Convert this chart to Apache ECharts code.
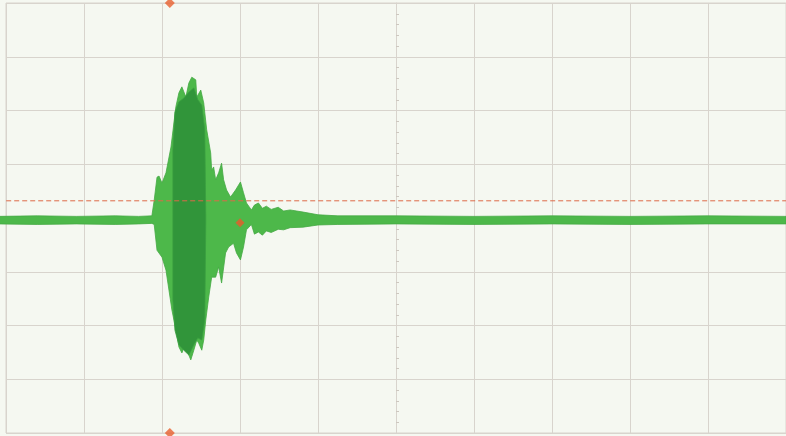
<!DOCTYPE html>
<html>
<head>
<meta charset="utf-8">
<script src="https://cdn.jsdelivr.net/npm/echarts@6/dist/echarts.min.js"></script>
<style>
  html, body { margin: 0; padding: 0; background: #f5f8f1; }
  #chart { width: 786px; height: 436px; }
</style>
</head>
<body>
<div id="chart"></div>
<script>
// Screen units are divisions: 10 across, 8 high, centred on 0.
// Trace envelope, upper edge (x in div, y in div)
const outerTopX = [-5.10, -4.60, -4.10, -3.60, -3.30, -3.13, -3.10, -3.064, -3.038, -3.00, -2.949, -2.885, -2.822, -2.783, -2.745, -2.694, -2.656, -2.618, -2.567, -2.554, -2.503, -2.465, -2.427, -2.376, -2.363, -2.338, -2.312, -2.274, -2.236, -2.210, -2.172, -2.121, -2.057, -1.994, -1.955, -1.917, -1.854, -1.815, -1.764, -1.713, -1.662, -1.600, -1.510, -1.440, -1.357, -1.190, -1.000, -0.745, 0.00, 1.00, 2.00, 3.00, 4.00, 5.00];
const outerTopY = [0.03, 0.04, 0.03, 0.04, 0.03, 0.04, 0.33, 0.76, 0.78, 0.65, 0.84, 1.32, 2.07, 2.33, 2.44, 2.25, 2.51, 2.62, 2.57, 2.25, 2.38, 2.14, 1.64, 1.21, 0.89, 0.95, 0.71, 0.84, 1.02, 0.71, 0.52, 0.39, 0.52, 0.67, 0.47, 0.28, 0.15, 0.24, 0.28, 0.18, 0.22, 0.16, 0.20, 0.13, 0.15, 0.11, 0.06, 0.04, 0.04, 0.03, 0.04, 0.03, 0.04, 0.03];
// Trace envelope, lower edge
const outerBottomX = [-5.10, -4.60, -4.10, -3.60, -3.30, -3.13, -3.10, -3.064, -3.00, -2.949, -2.911, -2.873, -2.822, -2.783, -2.745, -2.694, -2.656, -2.631, -2.592, -2.554, -2.529, -2.490, -2.465, -2.439, -2.401, -2.363, -2.312, -2.274, -2.236, -2.185, -2.146, -2.083, -2.045, -1.994, -1.955, -1.917, -1.854, -1.815, -1.764, -1.713, -1.662, -1.600, -1.510, -1.440, -1.357, -1.190, -1.000, -0.745, 0.00, 1.00, 2.00, 3.00, 4.00, 5.00];
const outerBottomY = [-0.11, -0.12, -0.11, -0.12, -0.11, -0.10, -0.12, -0.60, -0.73, -0.97, -1.34, -1.71, -2.08, -2.40, -2.51, -2.33, -2.55, -2.64, -2.46, -2.27, -2.33, -2.46, -2.27, -1.90, -1.47, -1.10, -1.10, -0.91, -1.21, -0.65, -0.54, -0.47, -0.65, -0.78, -0.54, -0.22, -0.12, -0.30, -0.26, -0.32, -0.24, -0.27, -0.21, -0.22, -0.18, -0.17, -0.13, -0.12, -0.11, -0.12, -0.11, -0.12, -0.11, -0.11];
// Dense core of the burst
const innerTopX = [-2.860, -2.834, -2.783, -2.720, -2.656, -2.592, -2.541, -2.490, -2.452, -2.439];
const innerTopY = [1.27, 1.97, 2.16, 2.23, 2.34, 2.42, 2.20, 2.10, 1.64, 0.06];
const innerBottomX = [-2.860, -2.834, -2.783, -2.720, -2.656, -2.592, -2.541, -2.490, -2.452, -2.439];
const innerBottomY = [-1.53, -2.09, -2.36, -2.46, -2.55, -2.36, -2.23, -2.27, -1.90, -0.13];
// Trigger level, trigger position and cursor
const triggerLevel = 0.32;
const triggerTime = -2.90;
const cursorPoint = [-2.00, -0.09];
const screenXMin = -5.10, screenXMax = 5.00;

function zip(xs, ys) { return xs.map((x, i) => [x, ys[i]]); }

function bandSeries(topX, topY, botX, botY, fill, stroke, z) {
  const top = zip(topX, topY);
  const bot = zip(botX, botY).reverse();
  return {
    type: 'custom',
    coordinateSystem: 'cartesian2d',
    clip: false,
    z: z,
    silent: true,
    data: [[0, 0]],
    renderItem: function (params, api) {
      const pts = top.concat(bot).map(p => api.coord(p));
      return {
        type: 'polygon',
        shape: { points: pts },
        style: { fill: fill, stroke: stroke, lineWidth: 0.8 }
      };
    }
  };
}

const chart = echarts.init(document.getElementById('chart'), null, { renderer: 'canvas' });
const gridColor = '#d8d4cd';
chart.setOption({
  backgroundColor: '#f5f8f1',
  animation: false,
  grid: { left: 6, top: 3, width: 785, height: 430, show: true, borderColor: gridColor, borderWidth: 1, backgroundColor: 'transparent' },
  xAxis: {
    type: 'value', min: -5, max: 5, interval: 1,
    axisLine: { show: true, onZero: true, lineStyle: { color: gridColor, width: 1 } },
    axisTick: { show: false },
    minorTick: { show: false },
    axisLabel: { show: false },
    splitLine: { show: true, lineStyle: { color: gridColor, width: 1 } }
  },
  yAxis: {
    type: 'value', min: -4, max: 4, interval: 1,
    axisLine: { show: true, onZero: true, lineStyle: { color: gridColor, width: 1 } },
    axisTick: { show: true, inside: true, length: 3, lineStyle: { color: gridColor } },
    minorTick: { show: true, splitNumber: 5, length: 3, lineStyle: { color: '#cdc8c0' } },
    axisLabel: { show: false },
    splitLine: { show: true, lineStyle: { color: gridColor, width: 1 } }
  },
  series: [
    bandSeries(outerTopX, outerTopY, outerBottomX, outerBottomY, '#4db84a', '#45aa44', 3),
    bandSeries(innerTopX, innerTopY, innerBottomX, innerBottomY, '#31953a', '#3a9e40', 4),
    {
      type: 'line', z: 5, clip: false, silent: true, symbol: 'none',
      data: [[screenXMin, triggerLevel], [screenXMax, triggerLevel]],
      lineStyle: { color: '#dd6a48', width: 1, type: [5, 3] }
    },
    {
      type: 'scatter', z: 6, clip: false, silent: true,
      symbol: 'diamond', symbolSize: 10,
      itemStyle: { color: '#e8602f' },
      data: [[triggerTime, 4], [triggerTime, -4]]
    },
    {
      type: 'scatter', z: 6, clip: false, silent: true,
      symbol: 'diamond', symbolSize: 9,
      itemStyle: { color: '#ea5a2a' },
      data: [cursorPoint]
    }
  ]
});
</script>
</body>
</html>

┄┄┄┄┄┄┄┄┄┄

TASK DESCRIPTION ::
Set the pictures aside and transcribe the data above exactly.

OUTPUT OF THE EXERCISE ::
Convert this chart to Apache ECharts code.
<!DOCTYPE html>
<html>
<head>
<meta charset="utf-8">
<script src="https://cdn.jsdelivr.net/npm/echarts@6/dist/echarts.min.js"></script>
<style>
  html, body { margin: 0; padding: 0; background: #f5f8f1; }
  #chart { width: 786px; height: 436px; }
</style>
</head>
<body>
<div id="chart"></div>
<script>
// Screen units are divisions: 10 across, 8 high, centred on 0.
// Trace envelope, upper edge (x in div, y in div)
const outerTopX = [-5.10, -4.60, -4.10, -3.60, -3.30, -3.13, -3.10, -3.064, -3.038, -3.00, -2.949, -2.885, -2.822, -2.783, -2.745, -2.694, -2.656, -2.618, -2.567, -2.554, -2.503, -2.465, -2.427, -2.376, -2.363, -2.338, -2.312, -2.274, -2.236, -2.210, -2.172, -2.121, -2.057, -1.994, -1.955, -1.917, -1.854, -1.815, -1.764, -1.713, -1.662, -1.600, -1.510, -1.440, -1.357, -1.190, -1.000, -0.745, 0.00, 1.00, 2.00, 3.00, 4.00, 5.00];
const outerTopY = [0.03, 0.04, 0.03, 0.04, 0.03, 0.04, 0.33, 0.76, 0.78, 0.65, 0.84, 1.32, 2.07, 2.33, 2.44, 2.25, 2.51, 2.62, 2.57, 2.25, 2.38, 2.14, 1.64, 1.21, 0.89, 0.95, 0.71, 0.84, 1.02, 0.71, 0.52, 0.39, 0.52, 0.67, 0.47, 0.28, 0.15, 0.24, 0.28, 0.18, 0.22, 0.16, 0.20, 0.13, 0.15, 0.11, 0.06, 0.04, 0.04, 0.03, 0.04, 0.03, 0.04, 0.03];
// Trace envelope, lower edge
const outerBottomX = [-5.10, -4.60, -4.10, -3.60, -3.30, -3.13, -3.10, -3.064, -3.00, -2.949, -2.911, -2.873, -2.822, -2.783, -2.745, -2.694, -2.656, -2.631, -2.592, -2.554, -2.529, -2.490, -2.465, -2.439, -2.401, -2.363, -2.312, -2.274, -2.236, -2.185, -2.146, -2.083, -2.045, -1.994, -1.955, -1.917, -1.854, -1.815, -1.764, -1.713, -1.662, -1.600, -1.510, -1.440, -1.357, -1.190, -1.000, -0.745, 0.00, 1.00, 2.00, 3.00, 4.00, 5.00];
const outerBottomY = [-0.11, -0.12, -0.11, -0.12, -0.11, -0.10, -0.12, -0.60, -0.73, -0.97, -1.34, -1.71, -2.08, -2.40, -2.51, -2.33, -2.55, -2.64, -2.46, -2.27, -2.33, -2.46, -2.27, -1.90, -1.47, -1.10, -1.10, -0.91, -1.21, -0.65, -0.54, -0.47, -0.65, -0.78, -0.54, -0.22, -0.12, -0.30, -0.26, -0.32, -0.24, -0.27, -0.21, -0.22, -0.18, -0.17, -0.13, -0.12, -0.11, -0.12, -0.11, -0.12, -0.11, -0.11];
// Dense core of the burst
const innerTopX = [-2.860, -2.834, -2.783, -2.720, -2.656, -2.592, -2.541, -2.490, -2.452, -2.439];
const innerTopY = [1.27, 1.97, 2.16, 2.23, 2.34, 2.42, 2.20, 2.10, 1.64, 0.06];
const innerBottomX = [-2.860, -2.834, -2.783, -2.720, -2.656, -2.592, -2.541, -2.490, -2.452, -2.439];
const innerBottomY = [-1.53, -2.09, -2.36, -2.46, -2.55, -2.36, -2.23, -2.27, -1.90, -0.13];
// Trigger level, trigger position and cursor
const triggerLevel = 0.32;
const triggerTime = -2.90;
const cursorPoint = [-2.00, -0.09];
const screenXMin = -5.10, screenXMax = 5.00;

function zip(xs, ys) { return xs.map((x, i) => [x, ys[i]]); }

function bandSeries(topX, topY, botX, botY, fill, stroke, z) {
  const top = zip(topX, topY);
  const bot = zip(botX, botY).reverse();
  return {
    type: 'custom',
    coordinateSystem: 'cartesian2d',
    clip: false,
    z: z,
    silent: true,
    data: [[0, 0]],
    renderItem: function (params, api) {
      const pts = top.concat(bot).map(p => api.coord(p));
      return {
        type: 'polygon',
        shape: { points: pts },
        style: { fill: fill, stroke: stroke, lineWidth: 0.8 }
      };
    }
  };
}

const chart = echarts.init(document.getElementById('chart'), null, { renderer: 'canvas' });
const gridColor = '#d8d4cd';
chart.setOption({
  backgroundColor: '#f5f8f1',
  animation: false,
  grid: { left: 6, top: 3, width: 785, height: 430, show: true, borderColor: gridColor, borderWidth: 1, backgroundColor: 'transparent' },
  xAxis: {
    type: 'value', min: -5, max: 5, interval: 1,
    axisLine: { show: true, onZero: true, lineStyle: { color: gridColor, width: 1 } },
    axisTick: { show: false },
    minorTick: { show: false },
    axisLabel: { show: false },
    splitLine: { show: true, lineStyle: { color: gridColor, width: 1 } }
  },
  yAxis: {
    type: 'value', min: -4, max: 4, interval: 1,
    axisLine: { show: true, onZero: true, lineStyle: { color: gridColor, width: 1 } },
    axisTick: { show: true, inside: true, length: 3, lineStyle: { color: gridColor } },
    minorTick: { show: true, splitNumber: 5, length: 3, lineStyle: { color: '#cdc8c0' } },
    axisLabel: { show: false },
    splitLine: { show: true, lineStyle: { color: gridColor, width: 1 } }
  },
  series: [
    bandSeries(outerTopX, outerTopY, outerBottomX, outerBottomY, '#4db84a', '#45aa44', 3),
    bandSeries(innerTopX, innerTopY, innerBottomX, innerBottomY, '#31953a', '#3a9e40', 4),
    {
      type: 'line', z: 5, clip: false, silent: true, symbol: 'none',
      data: [[screenXMin, triggerLevel], [screenXMax, triggerLevel]],
      lineStyle: { color: '#dd6a48', width: 1, type: [5, 3] }
    },
    {
      type: 'scatter', z: 6, clip: false, silent: true,
      symbol: 'diamond', symbolSize: 10,
      itemStyle: { color: '#e8602f' },
      data: [[triggerTime, 4], [triggerTime, -4]]
    },
    {
      type: 'scatter', z: 6, clip: false, silent: true,
      symbol: 'diamond', symbolSize: 9,
      itemStyle: { color: '#ea5a2a' },
      data: [cursorPoint]
    }
  ]
});
</script>
</body>
</html>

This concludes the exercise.